> _Set problem_
Which lines of the records contain "that"? Collect every one of them.

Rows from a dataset
============

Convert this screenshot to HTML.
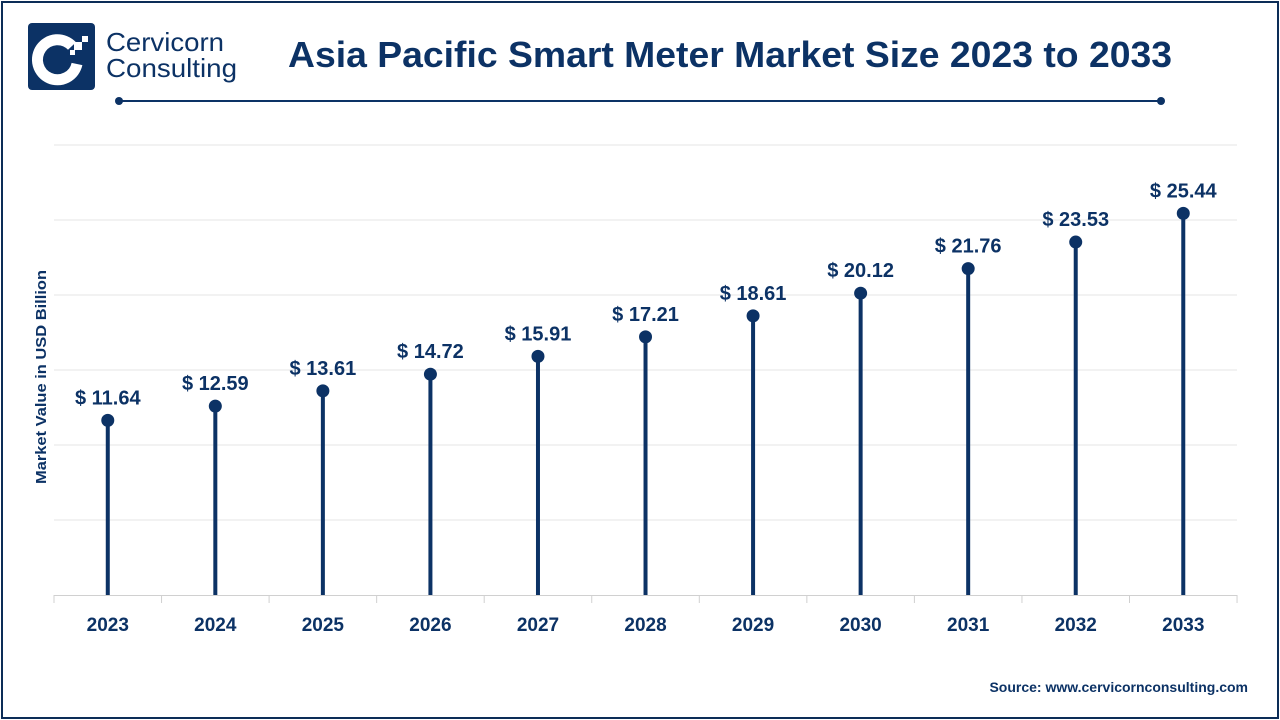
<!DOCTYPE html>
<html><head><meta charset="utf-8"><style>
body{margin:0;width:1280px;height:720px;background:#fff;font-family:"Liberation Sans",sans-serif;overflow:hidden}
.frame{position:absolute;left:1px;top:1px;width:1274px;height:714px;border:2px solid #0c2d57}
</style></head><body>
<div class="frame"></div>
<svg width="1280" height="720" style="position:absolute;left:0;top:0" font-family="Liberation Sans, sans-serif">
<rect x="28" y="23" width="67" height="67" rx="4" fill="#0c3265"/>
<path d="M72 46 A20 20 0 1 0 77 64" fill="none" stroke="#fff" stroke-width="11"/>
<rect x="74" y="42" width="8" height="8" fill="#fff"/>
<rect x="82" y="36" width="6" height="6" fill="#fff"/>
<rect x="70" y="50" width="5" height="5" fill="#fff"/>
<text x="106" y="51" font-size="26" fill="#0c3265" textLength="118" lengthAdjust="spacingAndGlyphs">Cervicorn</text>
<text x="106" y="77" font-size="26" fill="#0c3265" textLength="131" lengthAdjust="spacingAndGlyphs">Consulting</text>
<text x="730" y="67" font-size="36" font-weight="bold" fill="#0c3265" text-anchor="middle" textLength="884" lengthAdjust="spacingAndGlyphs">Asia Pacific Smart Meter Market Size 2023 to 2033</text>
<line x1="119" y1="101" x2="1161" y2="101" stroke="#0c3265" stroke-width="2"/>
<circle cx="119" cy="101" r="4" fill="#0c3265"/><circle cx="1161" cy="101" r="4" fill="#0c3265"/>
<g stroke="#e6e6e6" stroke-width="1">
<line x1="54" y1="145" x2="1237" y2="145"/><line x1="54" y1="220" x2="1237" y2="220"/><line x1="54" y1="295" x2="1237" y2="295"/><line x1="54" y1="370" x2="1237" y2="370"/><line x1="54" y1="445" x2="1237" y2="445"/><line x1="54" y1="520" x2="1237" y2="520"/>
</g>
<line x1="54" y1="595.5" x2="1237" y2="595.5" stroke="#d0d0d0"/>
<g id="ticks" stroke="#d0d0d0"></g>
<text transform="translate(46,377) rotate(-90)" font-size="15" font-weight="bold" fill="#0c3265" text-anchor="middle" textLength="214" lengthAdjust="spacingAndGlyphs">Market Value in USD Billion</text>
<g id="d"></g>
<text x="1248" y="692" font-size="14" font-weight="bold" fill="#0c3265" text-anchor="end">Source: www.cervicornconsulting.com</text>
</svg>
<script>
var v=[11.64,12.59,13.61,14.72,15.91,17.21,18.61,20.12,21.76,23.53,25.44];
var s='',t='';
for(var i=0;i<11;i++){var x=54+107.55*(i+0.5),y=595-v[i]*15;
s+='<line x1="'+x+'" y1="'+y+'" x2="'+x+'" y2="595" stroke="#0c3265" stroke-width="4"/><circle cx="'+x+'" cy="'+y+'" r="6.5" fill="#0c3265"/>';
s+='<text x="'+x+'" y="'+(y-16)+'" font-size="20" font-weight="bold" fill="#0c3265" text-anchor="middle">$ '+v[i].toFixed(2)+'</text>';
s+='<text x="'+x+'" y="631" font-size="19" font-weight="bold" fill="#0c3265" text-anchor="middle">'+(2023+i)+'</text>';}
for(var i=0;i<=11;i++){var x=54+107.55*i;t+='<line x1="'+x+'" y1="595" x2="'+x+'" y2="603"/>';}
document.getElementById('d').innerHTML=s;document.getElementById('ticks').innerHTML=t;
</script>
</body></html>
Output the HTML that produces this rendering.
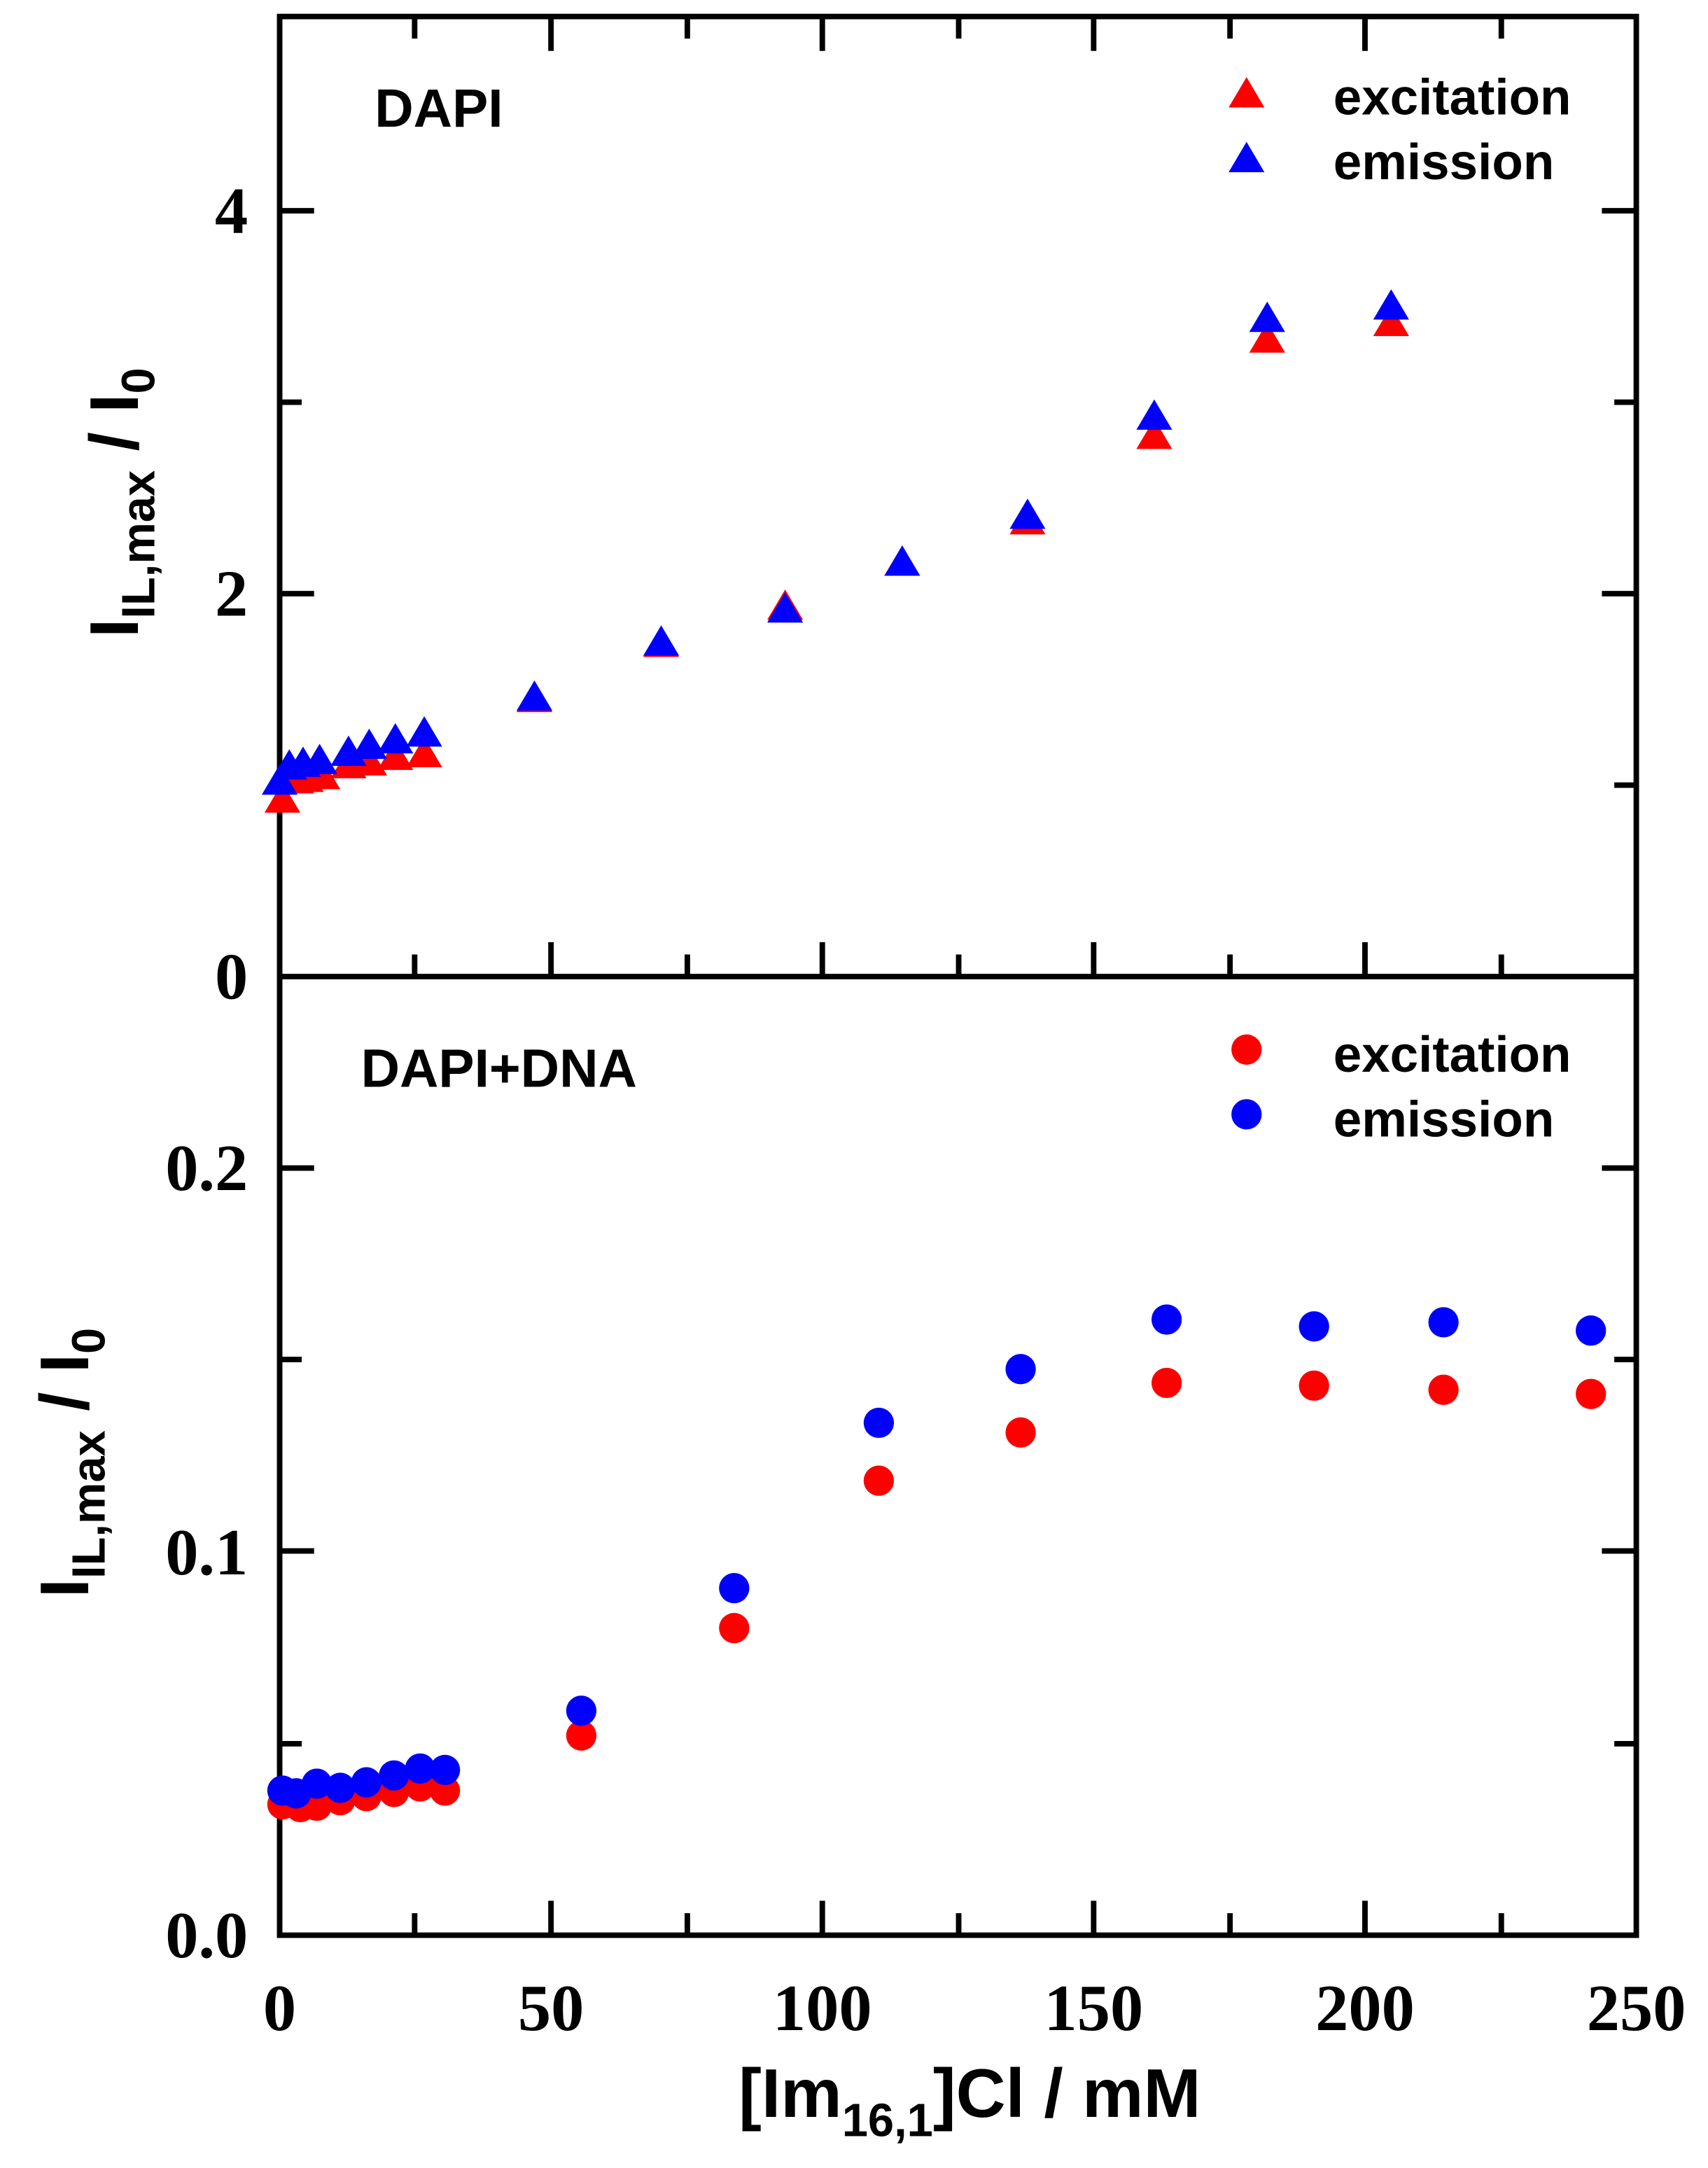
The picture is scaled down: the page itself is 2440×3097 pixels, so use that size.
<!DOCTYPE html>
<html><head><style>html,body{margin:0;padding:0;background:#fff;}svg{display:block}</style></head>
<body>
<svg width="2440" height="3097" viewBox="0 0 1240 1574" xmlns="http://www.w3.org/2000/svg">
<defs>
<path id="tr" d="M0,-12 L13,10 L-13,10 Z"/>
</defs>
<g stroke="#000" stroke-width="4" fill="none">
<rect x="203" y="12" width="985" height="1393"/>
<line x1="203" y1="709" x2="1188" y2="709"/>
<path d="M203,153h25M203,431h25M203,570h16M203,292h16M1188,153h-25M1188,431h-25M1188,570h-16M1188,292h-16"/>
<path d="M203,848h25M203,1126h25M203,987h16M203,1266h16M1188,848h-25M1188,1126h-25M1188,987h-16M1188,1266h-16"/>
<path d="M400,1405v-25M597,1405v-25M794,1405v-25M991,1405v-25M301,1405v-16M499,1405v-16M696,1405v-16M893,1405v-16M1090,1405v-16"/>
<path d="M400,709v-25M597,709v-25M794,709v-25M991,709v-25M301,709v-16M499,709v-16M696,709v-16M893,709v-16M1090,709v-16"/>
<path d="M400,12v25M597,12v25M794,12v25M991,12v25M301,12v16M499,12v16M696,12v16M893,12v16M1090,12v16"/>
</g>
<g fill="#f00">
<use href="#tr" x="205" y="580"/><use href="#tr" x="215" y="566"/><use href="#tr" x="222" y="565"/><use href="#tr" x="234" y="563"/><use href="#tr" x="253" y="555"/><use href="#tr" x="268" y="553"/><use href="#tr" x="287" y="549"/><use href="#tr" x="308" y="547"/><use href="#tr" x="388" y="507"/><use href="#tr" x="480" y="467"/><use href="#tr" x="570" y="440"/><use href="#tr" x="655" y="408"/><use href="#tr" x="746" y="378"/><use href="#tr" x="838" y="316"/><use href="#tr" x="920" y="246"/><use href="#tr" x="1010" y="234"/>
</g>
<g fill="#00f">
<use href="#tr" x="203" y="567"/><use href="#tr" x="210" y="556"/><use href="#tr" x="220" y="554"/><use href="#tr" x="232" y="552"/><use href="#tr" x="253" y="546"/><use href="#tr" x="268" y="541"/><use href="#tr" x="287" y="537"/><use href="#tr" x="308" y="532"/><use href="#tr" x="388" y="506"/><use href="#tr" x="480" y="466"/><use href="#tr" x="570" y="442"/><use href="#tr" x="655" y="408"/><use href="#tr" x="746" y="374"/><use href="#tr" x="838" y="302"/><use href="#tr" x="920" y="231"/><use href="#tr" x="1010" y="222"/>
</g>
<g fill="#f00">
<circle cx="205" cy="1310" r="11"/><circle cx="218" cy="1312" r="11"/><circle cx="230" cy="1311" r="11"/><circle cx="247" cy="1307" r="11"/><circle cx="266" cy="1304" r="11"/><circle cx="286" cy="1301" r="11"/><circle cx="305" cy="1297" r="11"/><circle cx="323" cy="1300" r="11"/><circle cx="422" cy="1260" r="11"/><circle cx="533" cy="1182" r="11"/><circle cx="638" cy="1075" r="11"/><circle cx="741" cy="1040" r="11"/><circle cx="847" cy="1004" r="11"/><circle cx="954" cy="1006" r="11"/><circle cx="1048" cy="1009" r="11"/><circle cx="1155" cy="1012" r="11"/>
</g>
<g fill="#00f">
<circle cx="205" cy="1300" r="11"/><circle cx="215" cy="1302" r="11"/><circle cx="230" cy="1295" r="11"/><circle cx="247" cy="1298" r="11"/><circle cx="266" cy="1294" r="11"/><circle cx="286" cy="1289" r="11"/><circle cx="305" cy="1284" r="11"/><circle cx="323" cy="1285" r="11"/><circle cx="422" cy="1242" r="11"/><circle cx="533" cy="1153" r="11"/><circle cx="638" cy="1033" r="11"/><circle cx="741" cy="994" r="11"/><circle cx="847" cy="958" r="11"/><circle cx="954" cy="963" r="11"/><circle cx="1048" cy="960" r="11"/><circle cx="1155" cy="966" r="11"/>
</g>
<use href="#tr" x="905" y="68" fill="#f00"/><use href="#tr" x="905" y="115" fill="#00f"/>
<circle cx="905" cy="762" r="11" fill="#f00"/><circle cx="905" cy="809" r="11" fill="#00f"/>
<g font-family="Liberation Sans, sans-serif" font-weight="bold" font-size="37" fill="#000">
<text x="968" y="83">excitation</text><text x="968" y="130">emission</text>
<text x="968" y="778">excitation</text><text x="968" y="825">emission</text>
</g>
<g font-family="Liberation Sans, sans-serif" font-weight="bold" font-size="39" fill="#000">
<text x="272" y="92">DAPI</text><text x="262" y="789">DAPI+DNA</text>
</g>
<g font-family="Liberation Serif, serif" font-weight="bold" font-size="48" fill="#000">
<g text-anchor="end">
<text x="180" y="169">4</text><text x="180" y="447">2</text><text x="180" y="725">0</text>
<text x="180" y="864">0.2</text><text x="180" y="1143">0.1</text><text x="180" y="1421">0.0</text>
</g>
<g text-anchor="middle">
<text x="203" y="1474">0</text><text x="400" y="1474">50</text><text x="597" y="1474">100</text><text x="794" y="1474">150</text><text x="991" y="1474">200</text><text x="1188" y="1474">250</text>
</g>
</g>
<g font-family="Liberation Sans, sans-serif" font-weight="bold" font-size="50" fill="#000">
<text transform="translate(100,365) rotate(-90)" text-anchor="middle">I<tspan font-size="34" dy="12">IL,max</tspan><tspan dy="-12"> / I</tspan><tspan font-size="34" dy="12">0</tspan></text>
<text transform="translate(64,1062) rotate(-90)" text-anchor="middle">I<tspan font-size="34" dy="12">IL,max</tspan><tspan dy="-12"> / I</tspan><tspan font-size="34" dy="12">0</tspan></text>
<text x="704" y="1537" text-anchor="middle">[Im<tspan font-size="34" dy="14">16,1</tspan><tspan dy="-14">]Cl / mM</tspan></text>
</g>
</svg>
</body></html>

============

> _Finished answer_
Output the HTML that produces this rendering.
The picture is scaled down: the page itself is 2440×3097 pixels, so use that size.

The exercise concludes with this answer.